March 27, 2012
George Mason professor to give next lecture in K-State Series on Economic Prosperity April 3
Donald Boudreaux, professor of economics at George Mason University, will give the next lecture in the K-State Speaker Series on Economic Prosperity at 6:30 p.m. Tuesday, April 3, in 132 Seaton Hall. Boudreaux's lecture is titled "Whether Living Standards in the U.S. Have Stagnated Since the 1970s?" The speech is free and open to the public and the topic will be accessible to a general audience.
The series is sponsored by the Fred and Mary Koch Foundation and was established in 2009. Lectures are scheduled twice per year. Speakers are respected faculty members who can offer insight on the causes of economic prosperity.

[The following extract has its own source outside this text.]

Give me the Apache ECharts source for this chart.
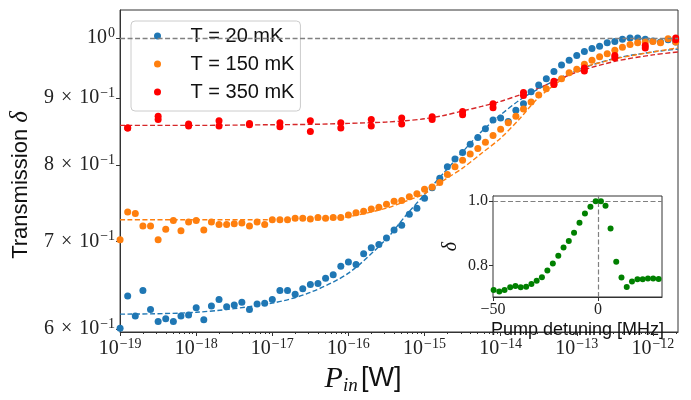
<!DOCTYPE html>
<html>
<head>
<meta charset="utf-8">
<script src="https://cdn.jsdelivr.net/npm/echarts@6/dist/echarts.min.js"></script>
<style>
  html, body { margin: 0; padding: 0; background: #fff; }
  #chart { width: 691px; height: 400px; }
</style>
</head>
<body>
<div id="chart"></div>
<script>
// input power, log10(P / W); one measurement every 0.1 decade
const logP = [
  -19.0, -18.9, -18.8, -18.7, -18.6, -18.5, -18.4, -18.3, -18.2, -18.1,
  -18.0, -17.9, -17.8, -17.7, -17.6, -17.5, -17.4, -17.3, -17.2, -17.1,
  -17.0, -16.9, -16.8, -16.7, -16.6, -16.5, -16.4, -16.3, -16.2, -16.1,
  -16.0, -15.9, -15.8, -15.7, -15.6, -15.5, -15.4, -15.3, -15.2, -15.1,
  -15.0, -14.9, -14.8, -14.7, -14.6, -14.5, -14.4, -14.3, -14.2, -14.1,
  -14.0, -13.9, -13.8, -13.7, -13.6, -13.5, -13.4, -13.3, -13.2, -13.1,
  -13.0, -12.9, -12.8, -12.7, -12.6, -12.5, -12.4, -12.3, -12.2, -12.1,
  -12.0, -11.9, -11.8, -11.7
];
const t20 = [
  0.601, 0.636, 0.614, 0.642, 0.621, 0.608, 0.611, 0.608, 0.614, 0.615,
  0.623, 0.610, 0.625, 0.632, 0.624, 0.626, 0.629, 0.621, 0.627, 0.628,
  0.632, 0.642, 0.642, 0.638, 0.644, 0.649, 0.650, 0.656, 0.660, 0.670,
  0.675, 0.672, 0.685, 0.692, 0.696, 0.704, 0.714, 0.720, 0.734, 0.742,
  0.755, 0.769, 0.782, 0.798, 0.809, 0.818, 0.830, 0.840, 0.853, 0.866,
  0.869, 0.864, 0.881, 0.891, 0.910, 0.921, 0.931, 0.943, 0.954, 0.962,
  0.970, 0.977, 0.982, 0.986, 0.992, 0.994, 0.998, 1.000, 1.000, 0.998,
  0.995, 0.993, 0.997, 0.993
];
const t150 = [
  0.702, 0.737, 0.735, 0.719, 0.719, 0.702, 0.715, 0.726, 0.713, 0.724,
  0.726, 0.714, 0.724, 0.721, 0.721, 0.722, 0.723, 0.719, 0.724, 0.721,
  0.727, 0.727, 0.727, 0.729, 0.729, 0.728, 0.730, 0.729, 0.730, 0.730,
  0.733, 0.736, 0.738, 0.741, 0.743, 0.747, 0.751, 0.752, 0.757, 0.761,
  0.767, 0.770, 0.776, 0.787, 0.798, 0.807, 0.816, 0.824, 0.833, 0.843,
  0.852, 0.862, 0.872, 0.883, 0.894, 0.905, 0.915, 0.922, 0.931, 0.941,
  0.947, 0.955, 0.962, 0.968, 0.973, 0.979, 0.984, 0.989, 0.992, 0.993,
  0.994, 0.992, 0.999, 0.993
];

// 350 mK was measured twice, every 0.4 decade
const logP350 = [-18.9, -18.5, -18.1, -17.7, -17.3, -16.9, -16.5, -16.1, -15.7, -15.3,
  -14.9, -14.5, -14.1, -13.7, -13.3, -12.9, -12.5, -12.1, -11.7];
const t350a = [0.854, 0.872, 0.860, 0.865, 0.861, 0.862, 0.865, 0.862, 0.867, 0.869,
  0.871, 0.879, 0.891, 0.909, 0.927, 0.949, 0.970, 0.987, 1.000];
const t350b = [0.854, 0.867, 0.857, 0.857, 0.859, 0.856, 0.849, 0.854, 0.857, 0.860,
  0.867, 0.874, 0.885, 0.904, 0.922, 0.944, 0.966, 0.983, 0.997];

// fitted curves
const fitLogP = [-19, -18, -17, -16.5, -16, -15.5, -15.25, -15, -14.75, -14.5,
  -14.25, -14, -13.75, -13.5, -13, -12.5, -12, -11.67];
const fit20 = [0.616, 0.618, 0.628, 0.640, 0.662, 0.703, 0.732, 0.760, 0.789, 0.819,
  0.849, 0.874, 0.897, 0.915, 0.945, 0.965, 0.976, 0.981];
const fit150 = [0.727, 0.727, 0.727, 0.727, 0.731, 0.742, 0.751, 0.761, 0.779, 0.796,
  0.817, 0.839, 0.868, 0.901, 0.945, 0.964, 0.976, 0.983];
const fit350 = [0.858, 0.858, 0.859, 0.8595, 0.861, 0.863, 0.865, 0.868, 0.873, 0.880,
  0.887, 0.895, 0.905, 0.916, 0.942, 0.960, 0.971, 0.976];

// inset: delta vs pump detuning [MHz]
const detuning = [-49.7, -47.0, -44.5, -41.8, -39.3, -36.8, -34.2, -31.7, -29.2, -26.7,
  -24.1, -21.5, -18.9, -16.4, -13.9, -11.4, -8.8, -6.2, -3.6, -1.1,
  1.4, 3.6, 6.0, 8.7, 11.2, 13.7, 16.2, 18.8, 21.3, 23.8, 26.3, 28.9];
const detDelta = [0.725, 0.720, 0.725, 0.733, 0.737, 0.733, 0.735, 0.743, 0.753, 0.764,
  0.785, 0.807, 0.831, 0.856, 0.876, 0.902, 0.933, 0.961, 0.982, 0.999,
  0.999, 0.985, 0.915, 0.812, 0.763, 0.734, 0.751, 0.758, 0.758, 0.760, 0.760, 0.759];

const xDecades = [-19, -18, -17, -16, -15, -14, -13, -12];
const yTicks = [0.6, 0.7, 0.8, 0.9, 1.0];

const serif = '"Liberation Serif", "DejaVu Serif", serif';
const sans = '"Liberation Sans", "DejaVu Sans", sans-serif';
const xMin = -19, xMax = -11.67;
const yMin = Math.log10(0.597), yMax = Math.log10(1.0506);

const lg = Math.log10;
const pts = (xs, ys) => xs.map((x, i) => [x, lg(ys[i])]);

const minorX = [];
xDecades.forEach(function (d) {
  for (let k = 2; k <= 9; k++) {
    const v = d + lg(k);
    if (v < xMax) minorX.push(v);
  }
});

const supRich = {
  b: { fontFamily: serif, fontSize: 20, color: '#222', lineHeight: 24 },
  m: { fontFamily: serif, fontSize: 20, color: '#222', lineHeight: 24, padding: [0, 7, 0, 7] },
  s: { fontFamily: serif, fontSize: 14, color: '#222', lineHeight: 14, verticalAlign: 'top', padding: [0, 0, 0, 1] }
};

const dashed = [5, 2.5];

const myChart = echarts.init(document.getElementById('chart'));

const option = {
  backgroundColor: '#fff',
  animation: false,
  grid: [
    { left: 120, right: 13, top: 10, bottom: 58, show: true, borderColor: '#333', borderWidth: 1 },
    { left: 493, right: 29, top: 196, bottom: 103, show: true, borderColor: '#333', borderWidth: 1,
      backgroundColor: '#fff', z: 5 }
  ],
  legend: {
    orient: 'vertical',
    left: 131, top: 21,
    data: ['T = 20 mK', 'T = 150 mK', 'T = 350 mK'],
    icon: 'circle',
    itemWidth: 56, itemHeight: 7, itemGap: 8,
    padding: [5, 6, 9, 23],
    backgroundColor: 'rgba(255,255,255,0.8)',
    borderColor: '#ccc', borderWidth: 1, borderRadius: 4,
    textStyle: { fontFamily: sans, fontSize: 20, color: '#111' }
  },
  xAxis: [
    {
      type: 'value', gridIndex: 0, min: xMin, max: xMax,
      axisLine: { onZero: false, lineStyle: { color: '#333' } },
      splitLine: { show: false },
      axisTick: { customValues: xDecades, length: 4, lineStyle: { color: '#333' } },
      axisLabel: {
        customValues: xDecades, margin: 5, rich: supRich,
        formatter: v => '{b|10}{s|−' + Math.round(-v) + '}'
      },
      name: '{p|P}{i|in} {w|[W]}', nameLocation: 'middle', nameGap: 31,
      nameTextStyle: {
        padding: [0, 72, 0, 0],
        rich: {
          p: { fontFamily: serif, fontStyle: 'italic', fontSize: 30, color: '#111', lineHeight: 32 },
          i: { fontFamily: serif, fontStyle: 'italic', fontSize: 19, color: '#111', lineHeight: 22, verticalAlign: 'bottom' },
          w: { fontFamily: sans, fontSize: 27, color: '#111', lineHeight: 32 }
        }
      }
    },
    {
      type: 'value', gridIndex: 0, min: xMin, max: xMax, position: 'bottom',
      axisLine: { show: false, onZero: false },
      splitLine: { show: false },
      axisTick: { customValues: minorX, length: 2, lineStyle: { color: '#333' } },
      axisLabel: { show: false }
    },
    {
      type: 'value', gridIndex: 1, min: -50, max: 30.5,
      axisLine: { onZero: false, lineStyle: { color: '#333' } },
      splitLine: { show: false },
      axisTick: { customValues: [-50, 0], length: 4, lineStyle: { color: '#333' } },
      axisLabel: {
        customValues: [-50, 0], margin: 5, fontFamily: serif, fontSize: 16, color: '#222',
        formatter: v => (v < 0 ? '−' + (-v) : '' + v)
      },
      name: 'Pump detuning [MHz]', nameLocation: 'middle', nameGap: 24,
      nameTextStyle: { fontFamily: sans, fontSize: 18, color: '#111' }
    }
  ],
  yAxis: [
    {
      type: 'value', gridIndex: 0, min: yMin, max: yMax,
      axisLine: { onZero: false, lineStyle: { color: '#333' } },
      splitLine: { show: false },
      axisTick: { customValues: yTicks.map(lg), length: 4, lineStyle: { color: '#333' } },
      axisLabel: {
        customValues: yTicks.map(lg), margin: 5, rich: supRich,
        formatter: function (v) {
          const d = Math.round(Math.pow(10, v) * 10);
          if (d === 10) return '{b|10}{s|0}';
          return '{b|' + d + '}{m|×}{b|10}{s|−1}';
        }
      },
      name: '{t|Transmission }{d|δ}', nameLocation: 'middle', nameRotate: 90, nameGap: 82,
      nameTextStyle: {
        padding: [0, 28, 0, 0],
        rich: {
          t: { fontFamily: sans, fontSize: 22, color: '#111' },
          d: { fontFamily: serif, fontStyle: 'italic', fontSize: 25, color: '#111' }
        }
      }
    },
    {
      type: 'value', gridIndex: 1, min: 0.703, max: 1.0155,
      axisLine: { onZero: false, lineStyle: { color: '#333' } },
      splitLine: { show: false },
      axisTick: { customValues: [0.8, 1.0], length: 4, lineStyle: { color: '#333' } },
      axisLabel: {
        customValues: [0.8, 1.0], margin: 5, fontFamily: serif, fontSize: 16, color: '#222',
        formatter: v => v.toFixed(1)
      },
      name: 'δ', nameLocation: 'middle', nameRotate: 90, nameGap: 32,
      nameTextStyle: { fontFamily: serif, fontStyle: 'italic', fontSize: 20, color: '#111' }
    }
  ],
  series: [
    {
      name: 'fit 20', type: 'line', xAxisIndex: 0, yAxisIndex: 0, smooth: 0.3,
      showSymbol: false, silent: true, z: 2,
      lineStyle: { color: '#1f77b4', width: 1.4, type: dashed },
      data: pts(fitLogP, fit20)
    },
    {
      name: 'fit 150', type: 'line', xAxisIndex: 0, yAxisIndex: 0, smooth: 0.3,
      showSymbol: false, silent: true, z: 2,
      lineStyle: { color: '#ff7f0e', width: 1.4, type: dashed },
      data: pts(fitLogP, fit150)
    },
    {
      name: 'fit 350', type: 'line', xAxisIndex: 0, yAxisIndex: 0, smooth: 0.3,
      showSymbol: false, silent: true, z: 2,
      lineStyle: { color: '#d62728', width: 1.4, type: dashed },
      data: pts(fitLogP, fit350)
    },
    {
      name: 'T = 20 mK', type: 'scatter', xAxisIndex: 0, yAxisIndex: 0,
      symbolSize: 7, itemStyle: { color: '#1f77b4', opacity: 1 }, z: 3,
      data: pts(logP, t20),
      markLine: {
        silent: true, symbol: 'none', label: { show: false },
        lineStyle: { color: '#808080', width: 1.3, type: dashed },
        data: [{ yAxis: 0 }]
      }
    },
    {
      name: 'T = 150 mK', type: 'scatter', xAxisIndex: 0, yAxisIndex: 0,
      symbolSize: 7, itemStyle: { color: '#ff7f0e', opacity: 1 }, z: 3,
      data: pts(logP, t150)
    },
    {
      name: 'T = 350 mK', type: 'scatter', xAxisIndex: 0, yAxisIndex: 0,
      symbolSize: 7, itemStyle: { color: '#ff0000', opacity: 1 }, z: 3,
      data: pts(logP350, t350a).concat(pts(logP350, t350b))
    },
    {
      name: 'detuning', type: 'scatter', xAxisIndex: 2, yAxisIndex: 1,
      symbolSize: 6, itemStyle: { color: '#008000', opacity: 1 }, z: 6,
      data: detuning.map((x, i) => [x, detDelta[i]]),
      markLine: {
        silent: true, symbol: 'none', label: { show: false },
        lineStyle: { color: '#808080', width: 1.2, type: dashed },
        data: [{ yAxis: 1.0 }, { xAxis: 0 }]
      }
    }
  ]
};

myChart.setOption(option);
</script>
</body>
</html>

Boudreaux was the chairman of the department of economics at George Mason University in Fairfax, Va., from August 2001 to August 2009. Previously, he was president of the Foundation for Economic Education from 1997-2001; associate professor of legal studies and economics at Clemson University, 1992-1997; and assistant professor of economics at George Mason University, 1985-1989.
During the spring 1996 semester he was an Olin visiting fellow in law and economics at the Cornell Law School. His doctorate degree is in economics is from Auburn University in 1986 and his law degree is from the University of Virginia in 1992.
He has lectured in the United States, Canada, Latin America and Europe on a wide variety of topics, including the nature of law, antitrust law and economics, and international trade. He is published in The Wall Street Journal, Investor's Business Daily, Regulation, Reason, Ideas on Liberty, The Washington Times, The Journal of Commerce, the Cato Journal and several scholarly journals such as the Supreme Court Economic Review, Southern Economic Journal, Antitrust Bulletin and Journal of Money, Credit and Banking.
He is the author of "Globalization" from Greenwood Press, published in 2008, and has a blog with Russ Roberts called Cafe Hayek.